Pioniere in Sachen Bio und Regionalität
Als Bio in der Gesellschaft noch kaum eine Rolle spielte, fingen die Wolfgrubers schon damit an. „Es gab Zeiten, da wurden wir schief angeschaut“, sagt die Geschäftsinhaberin. Mittlerweile ist jedes Produkt aus ihrem Haus Bio – und Bio aus dem Alltag sowieso nicht mehr wegzudenken. Die Nachfrage ist groß, die Bevölkerung umsichtiger bei dem, was in den Einkaufswagen kommt. Das, was einst eine Nische war, ist auf breiter Front etabliert. Vor allem der Regionalgedanke spielt bei den Wolfgrubers eine große Rolle. „Bei uns entsteht jedes Produkt im Betrieb, von der Brezn über das Plunderteilchen bis hin zum Croissant.“ Bedeutet: Teiglinge werden nicht zugekauft, wie es bei vielen konventionellen Bäckereien der Fall ist – vor allem aus Kostengründen. Fertigmischungen, die etwa in Kuchen zum Einsatz kommen, kommen bei Wolfgruber Brotkultur nicht auf den Back-(Tisch). Im Betrieb sind derzeit 28 Mitarbeiter beschäftigt, darunter drei Bäckermeister und zwei Konditorinnen, Aushilfskräfte und Teilzeitbeschäftigte. Die Bäckerei beliefert ausgewählte Gastronomen in der Region, die auf die Herkunft Wert legen, darüber hinaus Bio-Geschäfte. So manches Produkt aus dem reichhaltigen Portfolio wird auch versendet.
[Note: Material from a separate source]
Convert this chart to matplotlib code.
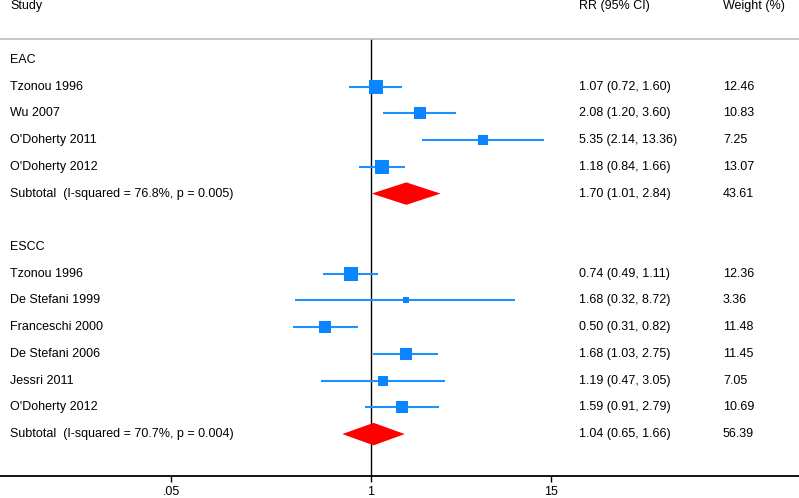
import matplotlib
matplotlib.use("Agg")
import matplotlib.pyplot as plt
import numpy as np

plt.rcParams['font.family'] = ['Liberation Sans', 'DejaVu Sans']

# ---- data ----
eac_studies = ["Tzonou 1996", "Wu 2007", "O'Doherty 2011", "O'Doherty 2012"]
eac_rr = [1.07, 2.08, 5.35, 1.18]
eac_lo = [0.72, 1.20, 2.14, 0.84]
eac_hi = [1.60, 3.60, 13.36, 1.66]
eac_w = [12.46, 10.83, 7.25, 13.07]
eac_sub = (1.70, 1.01, 2.84, 43.61)
eac_sub_label = "Subtotal  (I-squared = 76.8%, p = 0.005)"

escc_studies = ["Tzonou 1996", "De Stefani 1999", "Franceschi 2000",
                "De Stefani 2006", "Jessri 2011", "O'Doherty 2012"]
escc_rr = [0.74, 1.68, 0.50, 1.68, 1.19, 1.59]
escc_lo = [0.49, 0.32, 0.31, 1.03, 0.47, 0.91]
escc_hi = [1.11, 8.72, 0.82, 2.75, 3.05, 2.79]
escc_w = [12.36, 3.36, 11.48, 11.45, 7.05, 10.69]
escc_sub = (1.04, 0.65, 1.66, 56.39)
escc_sub_label = "Subtotal  (I-squared = 70.7%, p = 0.004)"

xticks = [0.05, 1, 15]
xticklabels = [".05", "1", "15"]

# ---- figure ----
W, H = 799, 498
fig = plt.figure(figsize=(W / 100, H / 100), dpi=100)
ax_top_px, ax_bot_px = 39.5, 475.5
ax = fig.add_axes([0, 1 - ax_bot_px / H, 1, (ax_bot_px - ax_top_px) / H])

px_per_ln = 66.6
x1_px = 371
ax.set_xscale('log')
ax.set_xlim(np.exp(-x1_px / px_per_ln), np.exp((W - x1_px) / px_per_ln))

row0_px, pitch = 60, 26.72
ax.set_ylim((ax_bot_px - row0_px) / pitch, (ax_top_px - row0_px) / pitch)

fs = 9
line_col = '#1E90FF'
sq_col = '#0A84FF'
dia_col = '#FF0000'
xl, xrr, xw = 10 / W, 579 / W, 723 / W


def sq_size(w):
    # marker side in points, area proportional to weight
    return 3.8 * np.sqrt(w) * 0.72


def draw_group(title, studies, rr, lo, hi, w, sub, sub_label, start):
    tr = ax.get_yaxis_transform()
    ax.text(xl, start, title, transform=tr, va='center', fontsize=fs)
    for i, (s, r, l, h, ww) in enumerate(zip(studies, rr, lo, hi, w)):
        y = start + 1 + i
        ax.plot([l, h], [y, y], color=line_col, lw=1.5, solid_capstyle='butt', zorder=3)
        ax.plot([r], [y], marker='s', ms=sq_size(ww), color=sq_col, mec=sq_col,
                mew=0, zorder=4)
        ax.text(xl, y, s, transform=tr, va='center', fontsize=fs)
        ax.text(xrr, y, f"{r:.2f} ({l:.2f}, {h:.2f})", transform=tr,
                va='center', fontsize=fs)
        ax.text(xw, y, f"{ww:.2f}", transform=tr, va='center', fontsize=fs)
    y = start + 1 + len(studies)
    r, l, h, ww = sub
    d = 0.42
    ax.fill([l, r, h, r], [y, y - d, y, y + d], color=dia_col, lw=0, zorder=4)
    ax.text(xl, y, sub_label, transform=tr, va='center', fontsize=fs)
    ax.text(xrr, y, f"{r:.2f} ({l:.2f}, {h:.2f})", transform=tr,
            va='center', fontsize=fs)
    ax.text(xw, y, f"{ww:.2f}", transform=tr, va='center', fontsize=fs)


draw_group("EAC", eac_studies, eac_rr, eac_lo, eac_hi, eac_w, eac_sub, eac_sub_label, 0)
draw_group("ESCC", escc_studies, escc_rr, escc_lo, escc_hi, escc_w, escc_sub, escc_sub_label, 7)

ax.axvline(1, color='black', lw=1.0, zorder=2)

for sp in ['left', 'right']:
    ax.spines[sp].set_visible(False)
ax.spines['top'].set_color('#BBBBBB')
ax.spines['top'].set_linewidth(1.2)
ax.spines['bottom'].set_color('black')
ax.spines['bottom'].set_linewidth(1.3)
ax.set_yticks([])
ax.set_xticks(xticks)
ax.set_xticklabels(xticklabels, fontsize=fs)
ax.xaxis.set_minor_locator(matplotlib.ticker.NullLocator())
ax.tick_params(axis='x', length=4.5, width=1, pad=3, color='black')

hy = 1 - 9.5 / H
fig.text(xl, hy, "Study", va='baseline', fontsize=fs)
fig.text(xrr, hy, "RR (95% CI)", va='baseline', fontsize=fs)
fig.text(xw, hy, "Weight (%)", va='baseline', fontsize=fs)

fig.savefig("out.png", dpi=100)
In einer Deklarationsliste, die über die Webseite der Bäckerei zu finden ist, können Kunden sehen, was in den Produkten steckt. Alle Zutaten sind aufgeschlüsselt. Transparenz ist für die Familie wichtig, und wird vom anspruchsvollen Kunden auch gefordert. Als sie 1993 den Betrieb mit Bruder Josef übernahm, war für Apollonia Wolfgruber von Beginn an klar, „dass wir so arbeiten wollen, wie wir heute arbeiten.“ Nahrungsmittel mit ausgesuchten Zutaten in höchster Qualität – nichts weniger als das ist der Anspruch, den die Wolsgrubers verfolgen. Und das zahlt sich aus: Für ihre gemeinsame Veranstaltung "Unser Laufener Landweizen - Vom Korn zum Brot in der Region" mit der Biosphärenregion Berchtesgadener Land und dem Biohof Lecker aus Anger wurde die Bäckerei Wolfgruber im Rahmen der Bio-Erlebnistage von Landwirtschaftsministerin Michaela Kaniber mit einem Sonderpreis ausgezeichnet.